Specifically I as an attacker send you an message which says “the files you want are in photos-for-bjb.zip, attached”, and your messenger client says “aha, photos-for-bjb dot zip is a web site, I’ll turn that into a link”. Then you click on it and get the malware.

The sort of thing I’d expect Google to do, but a very bad call by ICANN.

3 Likes

I’m embarrassed to admit drivers might have been the problem. Now I seem to be getting the occasional pop-up notice that flashes on screen too fast for me to read, at roughly the same frequency, but without sound actually dropping out. Seems to be an improvement.

2 Likes

After 3 weeks away from home, my dad’s computer tried to install windows updates.
And now there is no master boot record partition, the drive mappings are bonkers and I know unnecessarily too much about “diskpart” while waiting for data from 2003 to copy on my usb stick I brought. edit: learned from a friend that on an EFI system there is no MBR. So now I have new things to google and maybe fix the EPS partition which is apparently the equivalent of the MBR on an EFI system.

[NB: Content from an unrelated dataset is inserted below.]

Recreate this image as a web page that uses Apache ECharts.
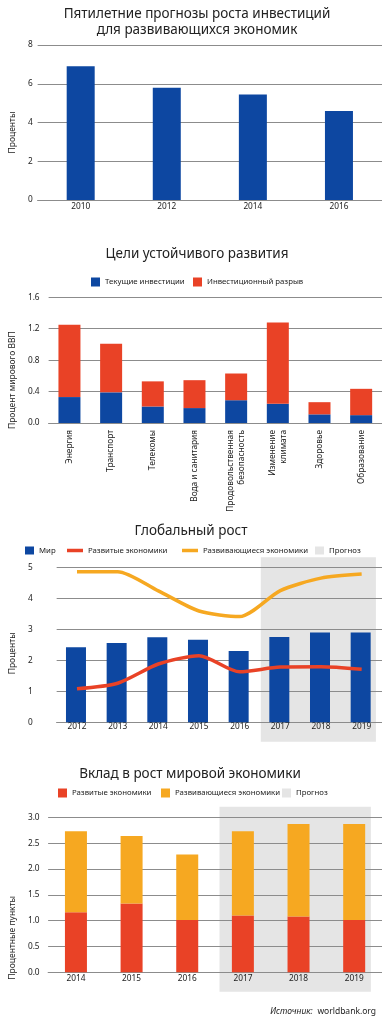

This is very similar to what I tried yesterday so… maybe the next attempt will work. Editing here for clarification just in case. I don’t want to leave wrong information around uncommented :wink:

1 Like

I got a new work laptop yesterday as my old one is slowly dying. It’s the same as before: 13" MacBook Pro. I’m not a fan of Apple products, but having Mac and Windows machines to test stuff on is still necessary.

It managed to annoy me before I’d even turned it on.

They’ve decided to remove 2 of the USB ports, taking it down to just 2. This would be (sort of) fine, if the ports didn’t also double as where you plug in a charger. So that takes you down to 1 USB port if you don’t want to run on the battery.

At least it still has a headphone jack.

4 Likes

So that takes you down to 1 USB port if you don’t want to run on the battery.

Surely no one needs a mouse and a keyboard.

2 Likes

As I understand it, you are supposed to have a USB hub in your bag if you are being so gauche as to plug things into the perfect shape.

1 Like

The 13” MacBook Pro is low spec. USB ports are not the only thing cheapened on it. It’s missing the mag safe charge port, hdmi, the screen spec is lowered, processor is subpar, etc.

I have the last generation intel version, which was similarly situated. The two ports are annoying, but I have a usb-c to all sorts of things hub that I use when I wanyto use external devices. It’s small, and does power pass through, so there is still a free usbc port. I mostly don’t plug stuff besides power into it, though, and I Don’t think many people do, either. Wires suck.

But they work. And they don’t suddenly stop working because your neighbour bought a new microwave oven.

3 Likes

I don’t have problems with wireless stuff stopping working. Mind you, I do have pro grade access points (connected with wires, duh), and enough of them to provide good coverage.

For Bluetooth, it mostly works. Let’s not talk about audio, or trying to use a device with multiple hosts, or, well let’s not talk about BT at all.

2 Likes

Mostly I’ll be fine as I just plug one USB drive in at any given time (as it’s quicker to copy stuff onto that and walk over to another computer than it is to transfer stuff over the network). I’ll only be annoyed by lack of peripherals if I’m ever back in the office.

My main annoyance is that they’ve been removed from the right of the laptop which is where the power outlet is (when I’m on the sofa or at my desk).

3 Likes

We use Google docs at work, via a single sign on connector of some sort. (I keep myself blissfully unaware of how these tholongs work). Sometimes, google docs asks for my email address, takes it, does an sso redirect, gets a good ticket, and gets redirected back to gdocs. Which asks me to verify if I recognize the account, which I just typed in. Why? Is this peculiar to us, or does that happen elsewhere?

Does anyone remember whether this programming trick has a name?

I want array x sorted based on some complicated transformation. So I store the transformation results in array y, then take a new array [0..n], sort that based on the comparator y[a] <=> y[b], and use the resulting order to index x.

2 Likes

I think that’s a schwartzian transformation. Also known as “duh, it’s been a lisp feature for sixty years. “.